[Part of a data file]
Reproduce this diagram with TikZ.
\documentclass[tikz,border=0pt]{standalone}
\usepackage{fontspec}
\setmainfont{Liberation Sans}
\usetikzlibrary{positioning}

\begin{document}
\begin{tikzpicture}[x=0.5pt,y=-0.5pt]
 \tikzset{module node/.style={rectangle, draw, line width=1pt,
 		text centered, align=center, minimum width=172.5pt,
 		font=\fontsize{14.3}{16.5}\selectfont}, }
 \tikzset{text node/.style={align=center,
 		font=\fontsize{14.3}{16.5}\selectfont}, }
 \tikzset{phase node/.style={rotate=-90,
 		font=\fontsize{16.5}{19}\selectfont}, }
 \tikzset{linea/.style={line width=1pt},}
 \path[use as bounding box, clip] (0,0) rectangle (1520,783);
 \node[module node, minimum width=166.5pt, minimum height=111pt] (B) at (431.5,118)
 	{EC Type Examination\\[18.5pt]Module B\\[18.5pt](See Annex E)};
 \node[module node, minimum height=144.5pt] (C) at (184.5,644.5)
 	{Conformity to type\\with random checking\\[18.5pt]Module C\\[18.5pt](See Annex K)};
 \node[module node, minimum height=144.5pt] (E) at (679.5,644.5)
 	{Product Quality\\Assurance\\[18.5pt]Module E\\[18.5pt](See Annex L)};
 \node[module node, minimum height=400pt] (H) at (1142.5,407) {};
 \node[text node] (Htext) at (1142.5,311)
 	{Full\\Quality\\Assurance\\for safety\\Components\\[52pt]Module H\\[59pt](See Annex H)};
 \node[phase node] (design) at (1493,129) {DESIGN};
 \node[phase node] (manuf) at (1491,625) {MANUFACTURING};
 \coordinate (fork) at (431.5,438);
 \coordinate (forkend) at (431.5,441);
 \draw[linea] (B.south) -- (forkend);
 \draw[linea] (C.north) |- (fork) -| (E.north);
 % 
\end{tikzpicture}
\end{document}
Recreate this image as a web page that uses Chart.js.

* * *

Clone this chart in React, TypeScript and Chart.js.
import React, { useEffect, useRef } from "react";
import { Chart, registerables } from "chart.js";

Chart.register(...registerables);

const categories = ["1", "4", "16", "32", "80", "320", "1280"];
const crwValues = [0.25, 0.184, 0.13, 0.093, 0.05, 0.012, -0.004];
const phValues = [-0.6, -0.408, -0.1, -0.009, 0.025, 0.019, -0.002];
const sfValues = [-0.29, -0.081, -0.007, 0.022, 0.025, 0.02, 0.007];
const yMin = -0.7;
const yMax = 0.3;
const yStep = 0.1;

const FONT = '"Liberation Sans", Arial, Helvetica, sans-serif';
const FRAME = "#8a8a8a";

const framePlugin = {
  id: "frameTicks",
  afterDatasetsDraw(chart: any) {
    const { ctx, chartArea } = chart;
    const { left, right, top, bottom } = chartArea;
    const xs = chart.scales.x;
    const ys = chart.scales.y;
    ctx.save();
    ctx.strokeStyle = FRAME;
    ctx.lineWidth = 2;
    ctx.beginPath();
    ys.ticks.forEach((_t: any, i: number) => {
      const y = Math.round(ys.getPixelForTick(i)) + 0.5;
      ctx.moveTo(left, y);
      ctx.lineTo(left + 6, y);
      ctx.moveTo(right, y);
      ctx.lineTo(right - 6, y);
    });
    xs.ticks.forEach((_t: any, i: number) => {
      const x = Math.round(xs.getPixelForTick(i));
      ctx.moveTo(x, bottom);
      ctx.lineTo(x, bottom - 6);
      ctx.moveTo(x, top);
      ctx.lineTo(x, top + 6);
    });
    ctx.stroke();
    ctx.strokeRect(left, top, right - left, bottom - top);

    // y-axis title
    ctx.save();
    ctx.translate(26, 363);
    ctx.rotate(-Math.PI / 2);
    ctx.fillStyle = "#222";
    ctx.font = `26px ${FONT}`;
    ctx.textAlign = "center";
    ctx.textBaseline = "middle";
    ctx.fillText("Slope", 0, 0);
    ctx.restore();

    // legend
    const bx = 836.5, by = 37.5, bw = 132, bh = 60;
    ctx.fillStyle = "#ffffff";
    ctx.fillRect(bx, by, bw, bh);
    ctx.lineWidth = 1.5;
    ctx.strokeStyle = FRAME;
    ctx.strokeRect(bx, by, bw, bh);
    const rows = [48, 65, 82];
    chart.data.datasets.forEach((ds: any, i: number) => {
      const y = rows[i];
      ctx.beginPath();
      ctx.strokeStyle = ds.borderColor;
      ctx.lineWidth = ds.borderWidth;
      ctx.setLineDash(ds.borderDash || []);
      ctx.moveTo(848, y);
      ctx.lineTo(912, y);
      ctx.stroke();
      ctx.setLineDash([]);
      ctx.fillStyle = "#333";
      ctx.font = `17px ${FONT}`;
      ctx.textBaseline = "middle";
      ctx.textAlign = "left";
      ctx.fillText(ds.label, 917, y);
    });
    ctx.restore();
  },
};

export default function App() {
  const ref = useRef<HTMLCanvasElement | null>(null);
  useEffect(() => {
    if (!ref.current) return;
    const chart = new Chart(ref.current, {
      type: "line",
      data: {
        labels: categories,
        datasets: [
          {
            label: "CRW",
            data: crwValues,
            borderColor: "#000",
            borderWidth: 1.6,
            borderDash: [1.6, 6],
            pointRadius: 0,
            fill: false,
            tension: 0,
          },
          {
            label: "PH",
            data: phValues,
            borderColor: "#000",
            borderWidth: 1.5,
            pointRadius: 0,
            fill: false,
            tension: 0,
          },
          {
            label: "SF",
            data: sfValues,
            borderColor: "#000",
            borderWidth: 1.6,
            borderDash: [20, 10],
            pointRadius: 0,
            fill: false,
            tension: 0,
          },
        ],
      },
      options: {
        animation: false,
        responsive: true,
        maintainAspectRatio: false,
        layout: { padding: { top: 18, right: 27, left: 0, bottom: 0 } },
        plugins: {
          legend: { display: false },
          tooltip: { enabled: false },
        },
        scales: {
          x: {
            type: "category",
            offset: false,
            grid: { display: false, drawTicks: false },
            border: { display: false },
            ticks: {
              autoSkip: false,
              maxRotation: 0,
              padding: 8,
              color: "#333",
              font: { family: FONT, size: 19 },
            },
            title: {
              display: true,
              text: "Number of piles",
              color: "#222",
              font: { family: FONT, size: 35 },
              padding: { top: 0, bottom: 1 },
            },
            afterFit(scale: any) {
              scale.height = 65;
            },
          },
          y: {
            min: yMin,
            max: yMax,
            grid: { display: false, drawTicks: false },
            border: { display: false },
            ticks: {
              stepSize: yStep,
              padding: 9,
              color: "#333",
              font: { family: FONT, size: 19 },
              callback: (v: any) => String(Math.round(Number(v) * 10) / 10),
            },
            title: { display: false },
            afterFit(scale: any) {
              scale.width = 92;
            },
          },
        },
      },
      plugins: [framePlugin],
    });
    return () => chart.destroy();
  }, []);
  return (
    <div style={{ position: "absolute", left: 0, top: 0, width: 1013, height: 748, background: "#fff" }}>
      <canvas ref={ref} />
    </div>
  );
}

◆ REQUIREMENTS
Output, from the data above, the lines from the line with "Clone this chart" to the line with "ctx.strokeRect(left, top, right" exactly as they stand, both ends included and nothing else.

◆ THE OUTPUT
Clone this chart in React, TypeScript and Chart.js.
import React, { useEffect, useRef } from "react";
import { Chart, registerables } from "chart.js";

Chart.register(...registerables);

const categories = ["1", "4", "16", "32", "80", "320", "1280"];
const crwValues = [0.25, 0.184, 0.13, 0.093, 0.05, 0.012, -0.004];
const phValues = [-0.6, -0.408, -0.1, -0.009, 0.025, 0.019, -0.002];
const sfValues = [-0.29, -0.081, -0.007, 0.022, 0.025, 0.02, 0.007];
const yMin = -0.7;
const yMax = 0.3;
const yStep = 0.1;

const FONT = '"Liberation Sans", Arial, Helvetica, sans-serif';
const FRAME = "#8a8a8a";

const framePlugin = {
  id: "frameTicks",
  afterDatasetsDraw(chart: any) {
    const { ctx, chartArea } = chart;
    const { left, right, top, bottom } = chartArea;
    const xs = chart.scales.x;
    const ys = chart.scales.y;
    ctx.save();
    ctx.strokeStyle = FRAME;
    ctx.lineWidth = 2;
    ctx.beginPath();
    ys.ticks.forEach((_t: any, i: number) => {
      const y = Math.round(ys.getPixelForTick(i)) + 0.5;
      ctx.moveTo(left, y);
      ctx.lineTo(left + 6, y);
      ctx.moveTo(right, y);
      ctx.lineTo(right - 6, y);
    });
    xs.ticks.forEach((_t: any, i: number) => {
      const x = Math.round(xs.getPixelForTick(i));
      ctx.moveTo(x, bottom);
      ctx.lineTo(x, bottom - 6);
      ctx.moveTo(x, top);
      ctx.lineTo(x, top + 6);
    });
    ctx.stroke();
    ctx.strokeRect(left, top, right - left, bottom - top);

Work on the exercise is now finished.